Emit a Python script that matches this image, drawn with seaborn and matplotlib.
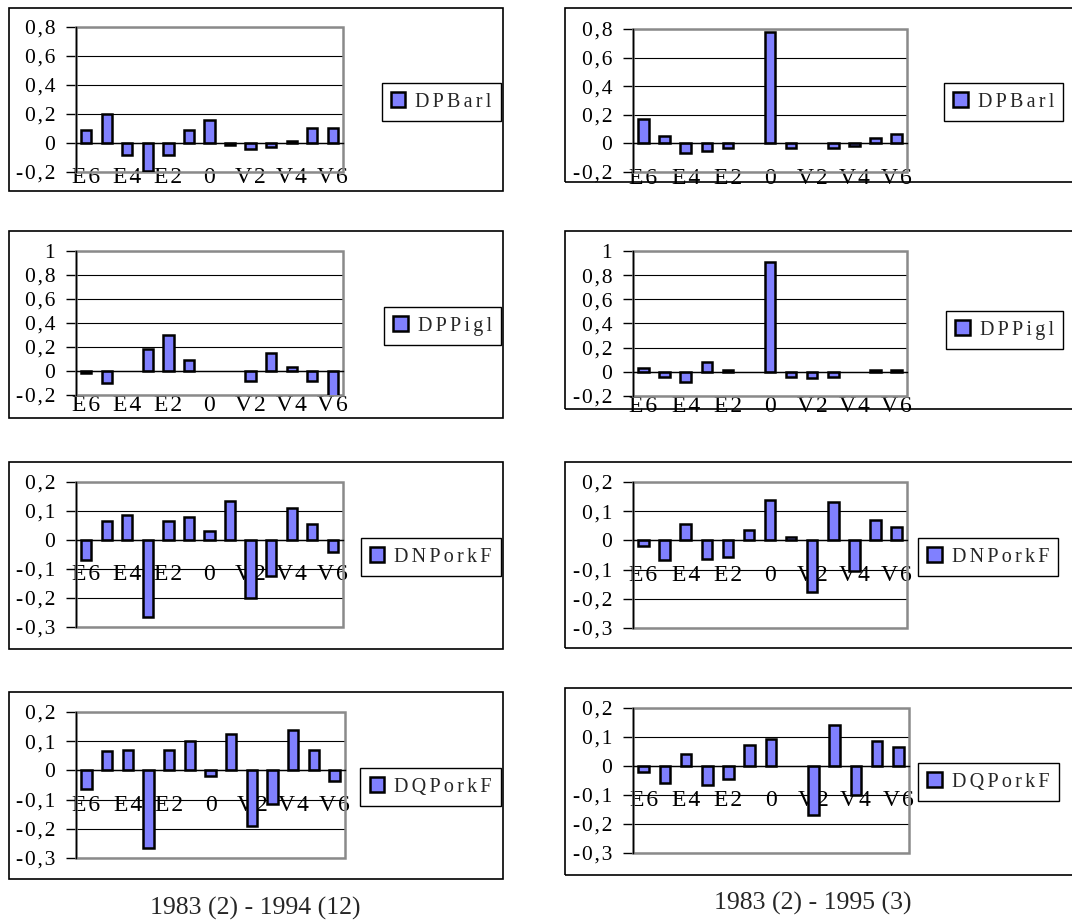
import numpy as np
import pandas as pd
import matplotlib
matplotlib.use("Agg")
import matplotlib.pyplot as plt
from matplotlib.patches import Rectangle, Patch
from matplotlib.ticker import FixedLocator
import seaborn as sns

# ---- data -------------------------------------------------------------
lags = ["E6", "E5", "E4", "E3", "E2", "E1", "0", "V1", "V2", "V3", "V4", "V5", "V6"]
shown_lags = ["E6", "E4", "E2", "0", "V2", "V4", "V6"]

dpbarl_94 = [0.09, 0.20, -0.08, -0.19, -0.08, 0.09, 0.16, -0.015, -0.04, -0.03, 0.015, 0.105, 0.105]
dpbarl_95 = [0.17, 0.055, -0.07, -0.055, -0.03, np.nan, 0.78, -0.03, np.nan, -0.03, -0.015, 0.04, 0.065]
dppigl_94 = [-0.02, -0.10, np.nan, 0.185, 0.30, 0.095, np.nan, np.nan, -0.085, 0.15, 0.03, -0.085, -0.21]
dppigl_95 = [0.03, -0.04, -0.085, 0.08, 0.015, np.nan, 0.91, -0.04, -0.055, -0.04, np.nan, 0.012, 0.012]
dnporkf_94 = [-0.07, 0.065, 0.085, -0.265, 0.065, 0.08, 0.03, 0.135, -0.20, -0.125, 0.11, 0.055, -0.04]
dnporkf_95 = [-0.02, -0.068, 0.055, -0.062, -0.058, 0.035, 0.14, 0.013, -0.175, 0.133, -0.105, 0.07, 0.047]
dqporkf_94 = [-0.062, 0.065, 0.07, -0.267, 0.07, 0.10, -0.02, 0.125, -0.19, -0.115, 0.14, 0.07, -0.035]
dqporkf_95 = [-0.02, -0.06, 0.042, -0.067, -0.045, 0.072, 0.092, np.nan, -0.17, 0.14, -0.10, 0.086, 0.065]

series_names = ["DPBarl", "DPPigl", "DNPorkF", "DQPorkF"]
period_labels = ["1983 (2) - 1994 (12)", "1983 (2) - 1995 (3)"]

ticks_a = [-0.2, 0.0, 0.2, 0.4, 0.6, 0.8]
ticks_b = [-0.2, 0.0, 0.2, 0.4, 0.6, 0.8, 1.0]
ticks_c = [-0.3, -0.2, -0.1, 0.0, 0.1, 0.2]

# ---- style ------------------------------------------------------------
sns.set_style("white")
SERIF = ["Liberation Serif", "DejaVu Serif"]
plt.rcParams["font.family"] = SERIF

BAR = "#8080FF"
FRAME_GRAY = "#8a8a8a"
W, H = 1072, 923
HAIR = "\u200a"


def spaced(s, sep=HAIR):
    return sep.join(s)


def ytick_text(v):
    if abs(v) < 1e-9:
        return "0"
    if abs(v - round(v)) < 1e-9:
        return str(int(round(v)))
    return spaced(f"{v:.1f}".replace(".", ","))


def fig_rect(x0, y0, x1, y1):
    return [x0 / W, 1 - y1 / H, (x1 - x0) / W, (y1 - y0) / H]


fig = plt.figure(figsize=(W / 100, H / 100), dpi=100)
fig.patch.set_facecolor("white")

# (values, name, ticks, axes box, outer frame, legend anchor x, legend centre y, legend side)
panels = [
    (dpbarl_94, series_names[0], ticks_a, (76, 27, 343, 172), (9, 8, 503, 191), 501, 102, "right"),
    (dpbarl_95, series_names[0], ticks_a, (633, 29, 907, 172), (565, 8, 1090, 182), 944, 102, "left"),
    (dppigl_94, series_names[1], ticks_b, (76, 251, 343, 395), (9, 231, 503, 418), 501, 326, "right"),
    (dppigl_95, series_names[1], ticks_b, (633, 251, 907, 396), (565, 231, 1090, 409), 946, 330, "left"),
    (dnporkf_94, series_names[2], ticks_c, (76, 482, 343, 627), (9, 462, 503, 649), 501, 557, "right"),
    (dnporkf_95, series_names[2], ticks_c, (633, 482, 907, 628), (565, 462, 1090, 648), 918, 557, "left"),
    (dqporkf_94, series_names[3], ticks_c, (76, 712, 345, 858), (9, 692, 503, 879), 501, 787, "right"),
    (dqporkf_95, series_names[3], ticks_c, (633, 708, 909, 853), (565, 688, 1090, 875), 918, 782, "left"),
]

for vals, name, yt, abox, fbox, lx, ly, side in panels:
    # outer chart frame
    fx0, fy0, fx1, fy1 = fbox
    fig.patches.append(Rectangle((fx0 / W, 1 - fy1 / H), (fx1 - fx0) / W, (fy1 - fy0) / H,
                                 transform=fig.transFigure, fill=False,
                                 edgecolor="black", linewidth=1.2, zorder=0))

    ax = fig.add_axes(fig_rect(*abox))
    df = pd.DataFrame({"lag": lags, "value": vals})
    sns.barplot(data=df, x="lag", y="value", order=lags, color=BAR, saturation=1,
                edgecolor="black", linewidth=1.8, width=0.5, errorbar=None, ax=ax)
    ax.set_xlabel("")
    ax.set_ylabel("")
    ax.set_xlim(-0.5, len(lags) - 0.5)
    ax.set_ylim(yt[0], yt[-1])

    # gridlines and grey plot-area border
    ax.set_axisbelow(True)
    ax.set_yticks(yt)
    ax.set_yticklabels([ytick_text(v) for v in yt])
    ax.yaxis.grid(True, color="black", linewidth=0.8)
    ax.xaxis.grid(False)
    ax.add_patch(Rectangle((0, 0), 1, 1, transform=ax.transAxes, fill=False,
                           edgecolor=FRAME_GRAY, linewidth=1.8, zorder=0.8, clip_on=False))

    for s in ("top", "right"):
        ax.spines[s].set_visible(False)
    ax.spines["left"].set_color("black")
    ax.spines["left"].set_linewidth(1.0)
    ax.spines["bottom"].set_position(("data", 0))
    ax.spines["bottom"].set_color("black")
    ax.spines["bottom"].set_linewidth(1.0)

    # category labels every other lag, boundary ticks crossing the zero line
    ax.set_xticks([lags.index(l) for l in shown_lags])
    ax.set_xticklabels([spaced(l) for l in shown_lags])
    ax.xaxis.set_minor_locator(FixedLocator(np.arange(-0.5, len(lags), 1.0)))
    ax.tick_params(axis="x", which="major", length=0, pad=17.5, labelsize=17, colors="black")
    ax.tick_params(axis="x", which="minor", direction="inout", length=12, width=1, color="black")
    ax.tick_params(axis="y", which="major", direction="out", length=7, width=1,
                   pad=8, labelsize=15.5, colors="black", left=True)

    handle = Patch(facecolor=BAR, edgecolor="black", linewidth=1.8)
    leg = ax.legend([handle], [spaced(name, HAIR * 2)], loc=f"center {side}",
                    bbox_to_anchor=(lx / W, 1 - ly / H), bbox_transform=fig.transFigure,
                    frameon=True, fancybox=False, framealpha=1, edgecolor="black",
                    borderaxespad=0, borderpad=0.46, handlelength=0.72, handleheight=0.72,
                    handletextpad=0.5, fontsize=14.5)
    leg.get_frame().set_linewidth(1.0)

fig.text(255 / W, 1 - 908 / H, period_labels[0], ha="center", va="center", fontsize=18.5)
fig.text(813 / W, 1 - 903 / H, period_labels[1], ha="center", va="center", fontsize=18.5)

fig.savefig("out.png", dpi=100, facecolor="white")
═══
• Aim of the task
Write out the full set of lines verbatim, without the pictures.

• Task answer
Emit a Python script that matches this image, drawn with seaborn and matplotlib.
import numpy as np
import pandas as pd
import matplotlib
matplotlib.use("Agg")
import matplotlib.pyplot as plt
from matplotlib.patches import Rectangle, Patch
from matplotlib.ticker import FixedLocator
import seaborn as sns

# ---- data -------------------------------------------------------------
lags = ["E6", "E5", "E4", "E3", "E2", "E1", "0", "V1", "V2", "V3", "V4", "V5", "V6"]
shown_lags = ["E6", "E4", "E2", "0", "V2", "V4", "V6"]

dpbarl_94 = [0.09, 0.20, -0.08, -0.19, -0.08, 0.09, 0.16, -0.015, -0.04, -0.03, 0.015, 0.105, 0.105]
dpbarl_95 = [0.17, 0.055, -0.07, -0.055, -0.03, np.nan, 0.78, -0.03, np.nan, -0.03, -0.015, 0.04, 0.065]
dppigl_94 = [-0.02, -0.10, np.nan, 0.185, 0.30, 0.095, np.nan, np.nan, -0.085, 0.15, 0.03, -0.085, -0.21]
dppigl_95 = [0.03, -0.04, -0.085, 0.08, 0.015, np.nan, 0.91, -0.04, -0.055, -0.04, np.nan, 0.012, 0.012]
dnporkf_94 = [-0.07, 0.065, 0.085, -0.265, 0.065, 0.08, 0.03, 0.135, -0.20, -0.125, 0.11, 0.055, -0.04]
dnporkf_95 = [-0.02, -0.068, 0.055, -0.062, -0.058, 0.035, 0.14, 0.013, -0.175, 0.133, -0.105, 0.07, 0.047]
dqporkf_94 = [-0.062, 0.065, 0.07, -0.267, 0.07, 0.10, -0.02, 0.125, -0.19, -0.115, 0.14, 0.07, -0.035]
dqporkf_95 = [-0.02, -0.06, 0.042, -0.067, -0.045, 0.072, 0.092, np.nan, -0.17, 0.14, -0.10, 0.086, 0.065]

series_names = ["DPBarl", "DPPigl", "DNPorkF", "DQPorkF"]
period_labels = ["1983 (2) - 1994 (12)", "1983 (2) - 1995 (3)"]

ticks_a = [-0.2, 0.0, 0.2, 0.4, 0.6, 0.8]
ticks_b = [-0.2, 0.0, 0.2, 0.4, 0.6, 0.8, 1.0]
ticks_c = [-0.3, -0.2, -0.1, 0.0, 0.1, 0.2]

# ---- style ------------------------------------------------------------
sns.set_style("white")
SERIF = ["Liberation Serif", "DejaVu Serif"]
plt.rcParams["font.family"] = SERIF

BAR = "#8080FF"
FRAME_GRAY = "#8a8a8a"
W, H = 1072, 923
HAIR = "\u200a"


def spaced(s, sep=HAIR):
    return sep.join(s)


def ytick_text(v):
    if abs(v) < 1e-9:
        return "0"
    if abs(v - round(v)) < 1e-9:
        return str(int(round(v)))
    return spaced(f"{v:.1f}".replace(".", ","))


def fig_rect(x0, y0, x1, y1):
    return [x0 / W, 1 - y1 / H, (x1 - x0) / W, (y1 - y0) / H]


fig = plt.figure(figsize=(W / 100, H / 100), dpi=100)
fig.patch.set_facecolor("white")

# (values, name, ticks, axes box, outer frame, legend anchor x, legend centre y, legend side)
panels = [
    (dpbarl_94, series_names[0], ticks_a, (76, 27, 343, 172), (9, 8, 503, 191), 501, 102, "right"),
    (dpbarl_95, series_names[0], ticks_a, (633, 29, 907, 172), (565, 8, 1090, 182), 944, 102, "left"),
    (dppigl_94, series_names[1], ticks_b, (76, 251, 343, 395), (9, 231, 503, 418), 501, 326, "right"),
    (dppigl_95, series_names[1], ticks_b, (633, 251, 907, 396), (565, 231, 1090, 409), 946, 330, "left"),
    (dnporkf_94, series_names[2], ticks_c, (76, 482, 343, 627), (9, 462, 503, 649), 501, 557, "right"),
    (dnporkf_95, series_names[2], ticks_c, (633, 482, 907, 628), (565, 462, 1090, 648), 918, 557, "left"),
    (dqporkf_94, series_names[3], ticks_c, (76, 712, 345, 858), (9, 692, 503, 879), 501, 787, "right"),
    (dqporkf_95, series_names[3], ticks_c, (633, 708, 909, 853), (565, 688, 1090, 875), 918, 782, "left"),
]

for vals, name, yt, abox, fbox, lx, ly, side in panels:
    # outer chart frame
    fx0, fy0, fx1, fy1 = fbox
    fig.patches.append(Rectangle((fx0 / W, 1 - fy1 / H), (fx1 - fx0) / W, (fy1 - fy0) / H,
                                 transform=fig.transFigure, fill=False,
                                 edgecolor="black", linewidth=1.2, zorder=0))

    ax = fig.add_axes(fig_rect(*abox))
    df = pd.DataFrame({"lag": lags, "value": vals})
    sns.barplot(data=df, x="lag", y="value", order=lags, color=BAR, saturation=1,
                edgecolor="black", linewidth=1.8, width=0.5, errorbar=None, ax=ax)
    ax.set_xlabel("")
    ax.set_ylabel("")
    ax.set_xlim(-0.5, len(lags) - 0.5)
    ax.set_ylim(yt[0], yt[-1])

    # gridlines and grey plot-area border
    ax.set_axisbelow(True)
    ax.set_yticks(yt)
    ax.set_yticklabels([ytick_text(v) for v in yt])
    ax.yaxis.grid(True, color="black", linewidth=0.8)
    ax.xaxis.grid(False)
    ax.add_patch(Rectangle((0, 0), 1, 1, transform=ax.transAxes, fill=False,
                           edgecolor=FRAME_GRAY, linewidth=1.8, zorder=0.8, clip_on=False))

    for s in ("top", "right"):
        ax.spines[s].set_visible(False)
    ax.spines["left"].set_color("black")
    ax.spines["left"].set_linewidth(1.0)
    ax.spines["bottom"].set_position(("data", 0))
    ax.spines["bottom"].set_color("black")
    ax.spines["bottom"].set_linewidth(1.0)

    # category labels every other lag, boundary ticks crossing the zero line
    ax.set_xticks([lags.index(l) for l in shown_lags])
    ax.set_xticklabels([spaced(l) for l in shown_lags])
    ax.xaxis.set_minor_locator(FixedLocator(np.arange(-0.5, len(lags), 1.0)))
    ax.tick_params(axis="x", which="major", length=0, pad=17.5, labelsize=17, colors="black")
    ax.tick_params(axis="x", which="minor", direction="inout", length=12, width=1, color="black")
    ax.tick_params(axis="y", which="major", direction="out", length=7, width=1,
                   pad=8, labelsize=15.5, colors="black", left=True)

    handle = Patch(facecolor=BAR, edgecolor="black", linewidth=1.8)
    leg = ax.legend([handle], [spaced(name, HAIR * 2)], loc=f"center {side}",
                    bbox_to_anchor=(lx / W, 1 - ly / H), bbox_transform=fig.transFigure,
                    frameon=True, fancybox=False, framealpha=1, edgecolor="black",
                    borderaxespad=0, borderpad=0.46, handlelength=0.72, handleheight=0.72,
                    handletextpad=0.5, fontsize=14.5)
    leg.get_frame().set_linewidth(1.0)

fig.text(255 / W, 1 - 908 / H, period_labels[0], ha="center", va="center", fontsize=18.5)
fig.text(813 / W, 1 - 903 / H, period_labels[1], ha="center", va="center", fontsize=18.5)

fig.savefig("out.png", dpi=100, facecolor="white")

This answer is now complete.